To answer the question specifically for your situation, we need to know L2 cache, write buffered memory, CPU architecture specifics; maybe including silicon revisions for errata. Another tactic is to avoid this completely by using the dma_alloc_XXX() routines which mark memory as un-cacheable and un-bufferable so that the CPU writes are pushed externally immediately. Depending on your memory access pattern, either solution is valid. You may wish to cache if the memory only needs to be synchronized at some checkpoint (vsync/*hsync* for video, etc).
I hit the exact same problem, on zynq. Finally got L2 flushed/invalidated with:
#include <asm/outercache.h>
outer_cache.flush_range(start,size);
outer_cache.inv_range(start,size);
start is a kernel virtual space pointer. You also need to flush L1 to L2:
__cpuc_flush_dcache_area(start,size);
I'm not sure if invalidating L1 is needed before reading, and I haven't found the function to do this. I assume it would need to be, and I've thus far only been lucky...

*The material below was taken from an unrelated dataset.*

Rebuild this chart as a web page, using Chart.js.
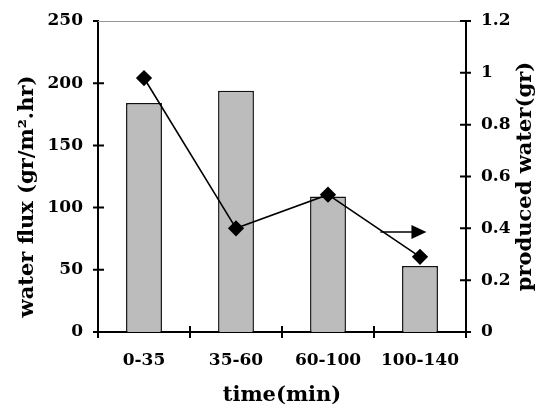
<!DOCTYPE html>
<html>
<head>
<meta charset="utf-8">
<script src="https://cdn.jsdelivr.net/npm/chart.js@4"></script>
<style>
  html, body { margin: 0; padding: 0; background: #fff; }
  #wrap { width: 547px; height: 412px; }
</style>
</head>
<body>
<div id="wrap"><canvas id="chart-flux"></canvas></div>
<script>
'use strict';

const categories = ['0-35', '35-60', '60-100', '100-140'];
const waterFlux = [184, 194, 109, 53];
const producedWater = [0.98, 0.40, 0.53, 0.29];
// arrow pointing to the right axis: [category index, produced water]
const arrowFrom = [2.57, 0.386];
const arrowTo = [3.07, 0.386];
const leftTitle = 'water flux (gr/m\u00B2.hr)';
const rightTitle = 'produced water(gr)';

const FONT = "'DejaVu Serif', serif";

function drawVerticalTitle(ctx, text, x, y) {
    ctx.save();
    ctx.translate(x, y);
    ctx.rotate(-Math.PI / 2);
    ctx.font = 'bold 21px ' + FONT;
    ctx.fillStyle = '#000';
    ctx.textAlign = 'center';
    ctx.textBaseline = 'middle';
    ctx.fillText(text, 0, 0);
    ctx.restore();
}

// ticks that cross the axis lines, the thin top border, the arrow and both y titles
const axisExtras = {
    id: 'axisExtras',
    afterDatasetsDraw(chart) {
        const { ctx, chartArea: a, scales } = chart;
        ctx.save();
        ctx.strokeStyle = '#999';
        ctx.lineWidth = 1;
        ctx.beginPath();
        ctx.moveTo(a.left, a.top + 0.5);
        ctx.lineTo(a.right, a.top + 0.5);
        ctx.stroke();

        ctx.strokeStyle = '#000';
        ctx.lineWidth = 2;
        ctx.beginPath();
        scales.y.ticks.forEach(t => {
            const py = scales.y.getPixelForValue(t.value);
            ctx.moveTo(a.left - 5, py);
            ctx.lineTo(t.value === 250 ? a.left : a.left + 6, py);
        });
        scales.y1.ticks.forEach(t => {
            const py = scales.y1.getPixelForValue(t.value);
            ctx.moveTo(a.right - 6, py);
            ctx.lineTo(a.right + 5, py);
        });
        for (let i = 0; i <= categories.length; i++) {
            const px = scales.x.getPixelForValue(i - 0.5);
            ctx.moveTo(px, a.bottom - 6);
            ctx.lineTo(px, a.bottom + 6);
        }
        ctx.stroke();

        const x0 = scales.x.getPixelForValue(arrowFrom[0]);
        const x1 = scales.x.getPixelForValue(arrowTo[0]);
        const ya = scales.y1.getPixelForValue(arrowFrom[1]);
        ctx.lineWidth = 1.5;
        ctx.beginPath();
        ctx.moveTo(x0, ya);
        ctx.lineTo(x1 - 14, ya);
        ctx.stroke();
        ctx.fillStyle = '#000';
        ctx.beginPath();
        ctx.moveTo(x1, ya);
        ctx.lineTo(x1 - 15, ya - 7);
        ctx.lineTo(x1 - 15, ya + 7);
        ctx.closePath();
        ctx.fill();
        ctx.restore();

        const mid = (a.top + a.bottom) / 2;
        drawVerticalTitle(ctx, leftTitle, 28, mid + 20);
        drawVerticalTitle(ctx, rightTitle, chart.width - 21, mid);
    }
};

const noPad = s => { s.paddingTop = 0; s.paddingBottom = 0; };

new Chart(document.getElementById('chart-flux').getContext('2d'), {
    data: {
        labels: categories,
        datasets: [{
            type: 'line',
            label: 'produced water',
            data: producedWater,
            yAxisID: 'y1',
            borderColor: '#000',
            borderWidth: 1.6,
            pointStyle: 'rectRot',
            pointRadius: 7,
            pointBackgroundColor: '#000',
            pointBorderColor: '#000',
            tension: 0,
            order: 1
        }, {
            type: 'bar',
            label: 'water flux',
            data: waterFlux,
            yAxisID: 'y',
            backgroundColor: '#bcbcbc',
            borderColor: '#111',
            borderWidth: 1.5,
            categoryPercentage: 1,
            barPercentage: 0.39,
            order: 2
        }]
    },
    options: {
        responsive: true,
        maintainAspectRatio: false,
        animation: false,
        layout: { padding: { top: 21, left: 0, right: 0, bottom: 0 } },
        plugins: { legend: { display: false }, tooltip: { enabled: false } },
        scales: {
            x: {
                grid: { display: false, drawTicks: false },
                border: { color: '#000', width: 2 },
                ticks: { color: '#000', padding: 18, font: { family: FONT, size: 17, weight: 'bold' } },
                title: {
                    display: true, text: 'time(min)', color: '#000',
                    padding: { top: 0, bottom: 4 },
                    font: { family: FONT, size: 21, weight: 'bold' }
                },
                afterFit: s => { s.height = 80; s.paddingLeft = 0; s.paddingRight = 0; }
            },
            y: {
                position: 'left',
                min: 0, max: 250,
                grid: { display: false, drawTicks: false },
                border: { color: '#000', width: 2 },
                ticks: { stepSize: 50, color: '#000', padding: 15, font: { family: FONT, size: 17, weight: 'bold' } },
                afterFit: s => { s.width = 98; noPad(s); }
            },
            y1: {
                position: 'right',
                min: 0, max: 1.2,
                grid: { display: false, drawTicks: false },
                border: { color: '#000', width: 2 },
                ticks: {
                    stepSize: 0.2, color: '#000', padding: 15,
                    font: { family: FONT, size: 17, weight: 'bold' },
                    callback: v => String(Number(v.toFixed(1)))
                },
                afterFit: s => { s.width = 81; noPad(s); }
            }
        }
    },
    plugins: [axisExtras]
});
</script>
</body>
</html>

Seems any suggestions on the 'net that I found assume the device to be "inside" of the L2 cache coherency, so they did not work if the AXI-HP ports were used. With the AXI-ACP port used, L2 flushing was not needed.
(For those not familiar with zync: the HP-ports access the DRAM controller directly, bypassing any cache/MMU implemented on ARM side)
I'm not familiar with Zynq, but you essentially have two options that really work:
either include your other logic on the FPGA in the same coherency domain (if Zynq has an ACP port, for example)
or mark the memory you map as device memory (or other non-cacheable if you don't care about gather, reorder and early write acknowledge) and use a DSB after any write that should be seen.
If the memory is marked as cacheable and your other observer is not in the same coherency domain you are asking for trouble - when you clean the D-cache with a DCCISW or similar op and you have an L2 cache - that's where it'll all end up in.